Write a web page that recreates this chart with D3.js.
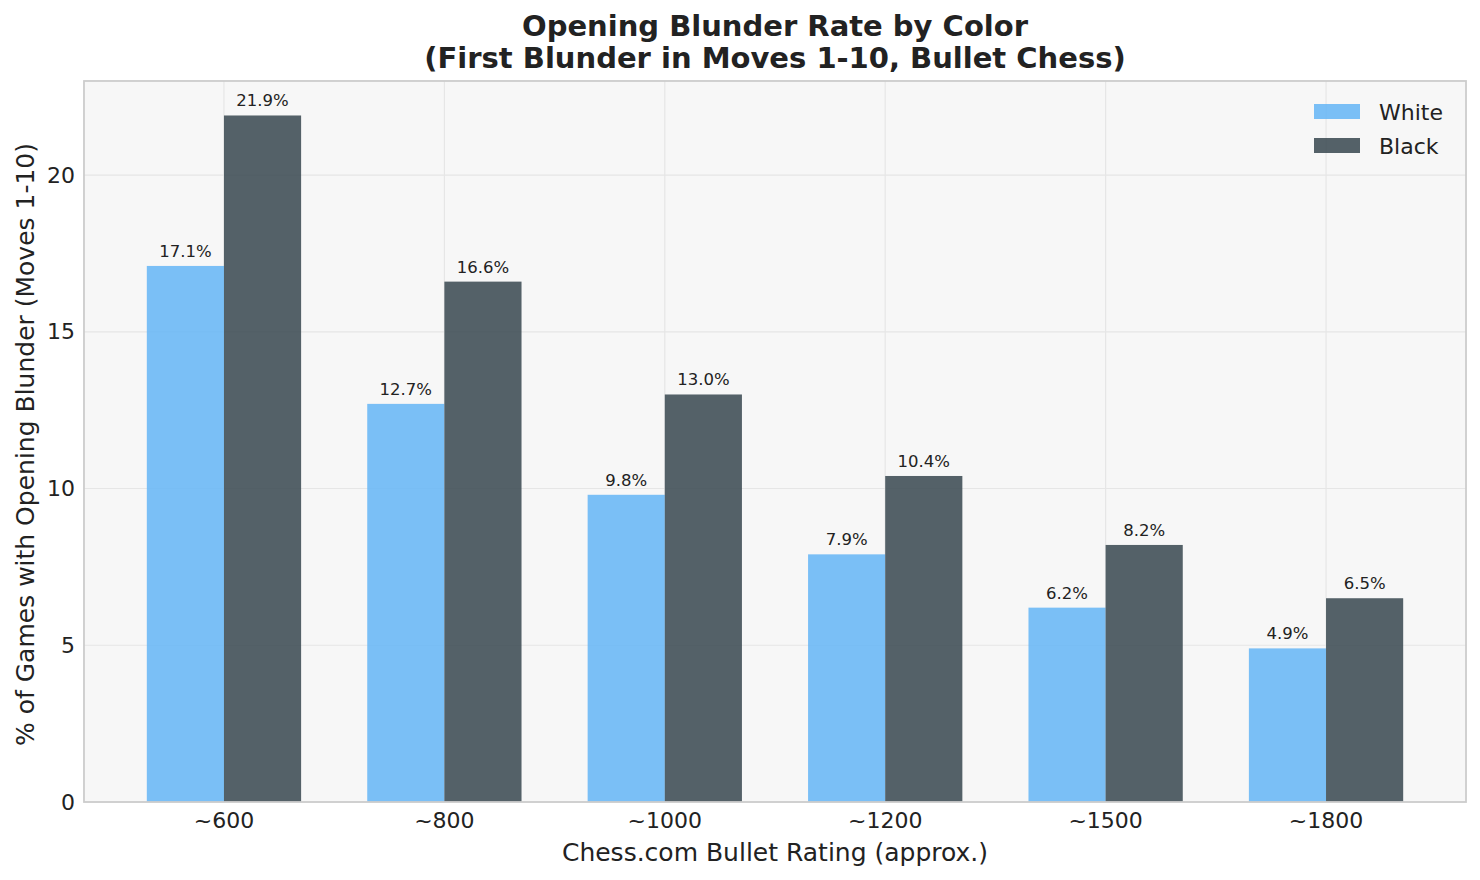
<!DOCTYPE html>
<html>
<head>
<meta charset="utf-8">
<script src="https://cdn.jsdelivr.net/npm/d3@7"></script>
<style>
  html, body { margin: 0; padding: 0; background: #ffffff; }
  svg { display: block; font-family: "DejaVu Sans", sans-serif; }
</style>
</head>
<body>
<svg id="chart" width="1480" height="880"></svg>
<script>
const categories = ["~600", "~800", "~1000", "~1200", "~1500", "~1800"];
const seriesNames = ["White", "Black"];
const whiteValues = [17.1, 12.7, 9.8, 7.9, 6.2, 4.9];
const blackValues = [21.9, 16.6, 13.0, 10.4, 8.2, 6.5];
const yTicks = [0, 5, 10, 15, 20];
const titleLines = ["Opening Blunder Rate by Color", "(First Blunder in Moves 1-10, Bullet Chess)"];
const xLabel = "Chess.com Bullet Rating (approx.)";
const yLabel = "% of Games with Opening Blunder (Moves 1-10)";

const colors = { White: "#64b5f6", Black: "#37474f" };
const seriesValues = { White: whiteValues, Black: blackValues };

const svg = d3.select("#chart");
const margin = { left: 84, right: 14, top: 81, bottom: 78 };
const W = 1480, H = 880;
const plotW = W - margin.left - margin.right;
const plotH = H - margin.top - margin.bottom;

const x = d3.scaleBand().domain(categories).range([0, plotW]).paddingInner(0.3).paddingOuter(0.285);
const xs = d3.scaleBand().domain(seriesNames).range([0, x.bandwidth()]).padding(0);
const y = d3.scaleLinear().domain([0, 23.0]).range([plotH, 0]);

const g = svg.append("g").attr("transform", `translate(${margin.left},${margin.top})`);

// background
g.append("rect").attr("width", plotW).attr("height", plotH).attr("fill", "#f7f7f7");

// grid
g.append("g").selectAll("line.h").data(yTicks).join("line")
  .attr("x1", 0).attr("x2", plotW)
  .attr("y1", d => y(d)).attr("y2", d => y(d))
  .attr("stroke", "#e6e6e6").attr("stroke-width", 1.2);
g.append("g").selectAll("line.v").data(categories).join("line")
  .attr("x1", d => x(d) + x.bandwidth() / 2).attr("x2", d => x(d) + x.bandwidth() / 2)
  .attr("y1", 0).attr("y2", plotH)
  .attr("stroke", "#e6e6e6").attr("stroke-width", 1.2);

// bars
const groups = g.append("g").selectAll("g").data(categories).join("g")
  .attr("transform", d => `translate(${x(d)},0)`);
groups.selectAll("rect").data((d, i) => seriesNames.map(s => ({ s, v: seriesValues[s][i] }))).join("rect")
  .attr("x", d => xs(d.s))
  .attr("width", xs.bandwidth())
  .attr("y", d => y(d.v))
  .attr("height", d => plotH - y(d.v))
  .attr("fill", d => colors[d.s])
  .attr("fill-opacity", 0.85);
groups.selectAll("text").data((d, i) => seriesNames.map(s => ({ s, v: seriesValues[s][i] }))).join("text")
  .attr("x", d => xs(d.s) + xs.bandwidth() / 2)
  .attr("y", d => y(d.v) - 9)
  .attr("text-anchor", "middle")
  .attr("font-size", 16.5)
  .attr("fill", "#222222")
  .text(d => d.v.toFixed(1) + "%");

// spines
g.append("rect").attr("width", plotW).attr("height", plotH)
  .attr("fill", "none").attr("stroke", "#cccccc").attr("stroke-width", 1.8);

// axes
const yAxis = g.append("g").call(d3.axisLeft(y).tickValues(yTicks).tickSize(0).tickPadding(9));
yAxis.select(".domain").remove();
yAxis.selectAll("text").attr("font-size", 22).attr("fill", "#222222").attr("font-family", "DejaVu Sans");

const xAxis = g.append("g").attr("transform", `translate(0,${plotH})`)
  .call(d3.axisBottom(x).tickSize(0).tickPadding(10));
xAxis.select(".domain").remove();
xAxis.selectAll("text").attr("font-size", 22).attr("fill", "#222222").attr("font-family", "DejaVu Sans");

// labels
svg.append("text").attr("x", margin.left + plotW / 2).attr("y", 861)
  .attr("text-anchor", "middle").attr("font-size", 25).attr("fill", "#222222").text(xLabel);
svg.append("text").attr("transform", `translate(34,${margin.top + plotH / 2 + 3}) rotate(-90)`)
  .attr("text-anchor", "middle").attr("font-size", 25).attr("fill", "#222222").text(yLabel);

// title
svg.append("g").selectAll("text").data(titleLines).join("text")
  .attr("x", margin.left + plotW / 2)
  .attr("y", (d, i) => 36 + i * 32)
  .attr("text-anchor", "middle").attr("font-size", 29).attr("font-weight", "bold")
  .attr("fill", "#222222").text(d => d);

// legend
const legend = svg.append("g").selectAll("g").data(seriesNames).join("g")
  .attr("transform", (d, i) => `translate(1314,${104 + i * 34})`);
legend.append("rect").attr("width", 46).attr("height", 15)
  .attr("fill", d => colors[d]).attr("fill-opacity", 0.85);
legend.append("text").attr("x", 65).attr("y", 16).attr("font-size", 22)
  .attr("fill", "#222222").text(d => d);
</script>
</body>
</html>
---
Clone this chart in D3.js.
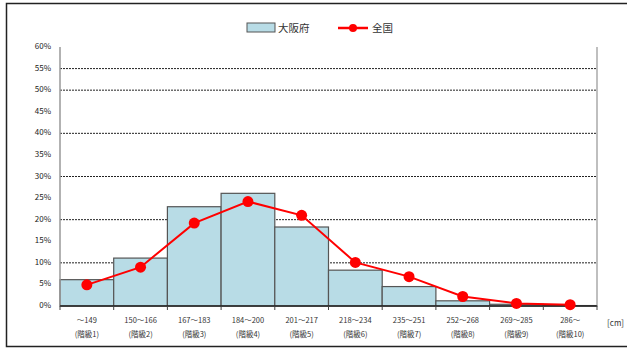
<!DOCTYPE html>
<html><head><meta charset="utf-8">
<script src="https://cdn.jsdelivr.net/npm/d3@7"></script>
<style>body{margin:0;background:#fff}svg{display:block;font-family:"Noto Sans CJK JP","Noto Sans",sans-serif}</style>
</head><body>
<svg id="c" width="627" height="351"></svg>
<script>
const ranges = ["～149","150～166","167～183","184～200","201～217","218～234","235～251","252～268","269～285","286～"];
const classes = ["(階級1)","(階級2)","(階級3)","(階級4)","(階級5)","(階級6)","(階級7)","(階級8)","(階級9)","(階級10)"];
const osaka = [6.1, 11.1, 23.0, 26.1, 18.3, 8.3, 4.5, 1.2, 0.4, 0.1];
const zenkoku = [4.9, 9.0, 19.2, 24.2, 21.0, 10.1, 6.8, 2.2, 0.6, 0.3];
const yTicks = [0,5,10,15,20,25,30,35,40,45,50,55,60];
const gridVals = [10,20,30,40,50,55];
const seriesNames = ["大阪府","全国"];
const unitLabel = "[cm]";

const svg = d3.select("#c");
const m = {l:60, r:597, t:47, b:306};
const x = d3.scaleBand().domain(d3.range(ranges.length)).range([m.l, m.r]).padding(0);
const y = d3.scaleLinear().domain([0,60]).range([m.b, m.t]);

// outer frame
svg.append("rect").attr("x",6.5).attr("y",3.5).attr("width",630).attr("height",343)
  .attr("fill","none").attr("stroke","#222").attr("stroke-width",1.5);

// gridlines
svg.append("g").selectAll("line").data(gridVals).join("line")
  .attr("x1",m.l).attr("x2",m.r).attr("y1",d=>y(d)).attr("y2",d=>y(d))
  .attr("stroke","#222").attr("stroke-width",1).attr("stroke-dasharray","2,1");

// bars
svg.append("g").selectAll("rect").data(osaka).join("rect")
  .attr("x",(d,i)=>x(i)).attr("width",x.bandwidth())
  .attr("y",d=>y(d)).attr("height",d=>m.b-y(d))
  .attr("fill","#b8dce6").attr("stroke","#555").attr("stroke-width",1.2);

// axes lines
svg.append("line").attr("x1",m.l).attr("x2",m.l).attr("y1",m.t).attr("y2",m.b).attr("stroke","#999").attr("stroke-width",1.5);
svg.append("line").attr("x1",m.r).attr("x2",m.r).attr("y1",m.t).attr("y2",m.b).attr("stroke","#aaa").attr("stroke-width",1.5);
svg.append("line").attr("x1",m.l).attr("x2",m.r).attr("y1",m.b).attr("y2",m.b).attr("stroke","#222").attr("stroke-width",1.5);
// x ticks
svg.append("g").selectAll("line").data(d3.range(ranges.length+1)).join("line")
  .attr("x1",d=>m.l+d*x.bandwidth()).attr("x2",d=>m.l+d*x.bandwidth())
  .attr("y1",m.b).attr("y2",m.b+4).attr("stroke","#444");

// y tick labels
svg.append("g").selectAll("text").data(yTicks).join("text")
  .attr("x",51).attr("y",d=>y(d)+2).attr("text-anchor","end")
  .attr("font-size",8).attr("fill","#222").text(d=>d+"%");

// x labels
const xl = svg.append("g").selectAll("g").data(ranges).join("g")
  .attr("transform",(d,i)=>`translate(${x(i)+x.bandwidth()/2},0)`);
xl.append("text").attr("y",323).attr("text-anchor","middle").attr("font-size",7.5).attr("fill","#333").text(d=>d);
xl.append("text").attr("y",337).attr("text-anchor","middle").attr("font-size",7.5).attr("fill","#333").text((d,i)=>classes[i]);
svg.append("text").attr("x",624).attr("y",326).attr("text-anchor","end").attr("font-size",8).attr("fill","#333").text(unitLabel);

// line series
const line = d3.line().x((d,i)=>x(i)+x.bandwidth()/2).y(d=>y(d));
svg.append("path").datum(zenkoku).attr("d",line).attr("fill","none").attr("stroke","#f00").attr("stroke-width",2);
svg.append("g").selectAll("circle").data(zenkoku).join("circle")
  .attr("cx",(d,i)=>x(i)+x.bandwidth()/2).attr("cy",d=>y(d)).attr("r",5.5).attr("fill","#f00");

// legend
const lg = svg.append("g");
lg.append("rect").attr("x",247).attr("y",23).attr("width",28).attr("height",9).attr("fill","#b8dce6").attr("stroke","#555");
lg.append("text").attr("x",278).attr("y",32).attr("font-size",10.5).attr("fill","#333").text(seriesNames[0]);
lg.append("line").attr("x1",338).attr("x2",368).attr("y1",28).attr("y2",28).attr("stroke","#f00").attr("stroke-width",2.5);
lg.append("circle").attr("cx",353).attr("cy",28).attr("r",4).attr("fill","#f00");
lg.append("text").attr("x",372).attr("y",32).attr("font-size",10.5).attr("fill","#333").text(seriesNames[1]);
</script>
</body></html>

* [Your goal] Using the entries above, repeat exactly the lines from the one with "Write a web" to the one with "whiteValues, Black: blackValues", both included, and leave the pictures behind.

* [Result of this task]
Write a web page that recreates this chart with D3.js.
<!DOCTYPE html>
<html>
<head>
<meta charset="utf-8">
<script src="https://cdn.jsdelivr.net/npm/d3@7"></script>
<style>
  html, body { margin: 0; padding: 0; background: #ffffff; }
  svg { display: block; font-family: "DejaVu Sans", sans-serif; }
</style>
</head>
<body>
<svg id="chart" width="1480" height="880"></svg>
<script>
const categories = ["~600", "~800", "~1000", "~1200", "~1500", "~1800"];
const seriesNames = ["White", "Black"];
const whiteValues = [17.1, 12.7, 9.8, 7.9, 6.2, 4.9];
const blackValues = [21.9, 16.6, 13.0, 10.4, 8.2, 6.5];
const yTicks = [0, 5, 10, 15, 20];
const titleLines = ["Opening Blunder Rate by Color", "(First Blunder in Moves 1-10, Bullet Chess)"];
const xLabel = "Chess.com Bullet Rating (approx.)";
const yLabel = "% of Games with Opening Blunder (Moves 1-10)";

const colors = { White: "#64b5f6", Black: "#37474f" };
const seriesValues = { White: whiteValues, Black: blackValues };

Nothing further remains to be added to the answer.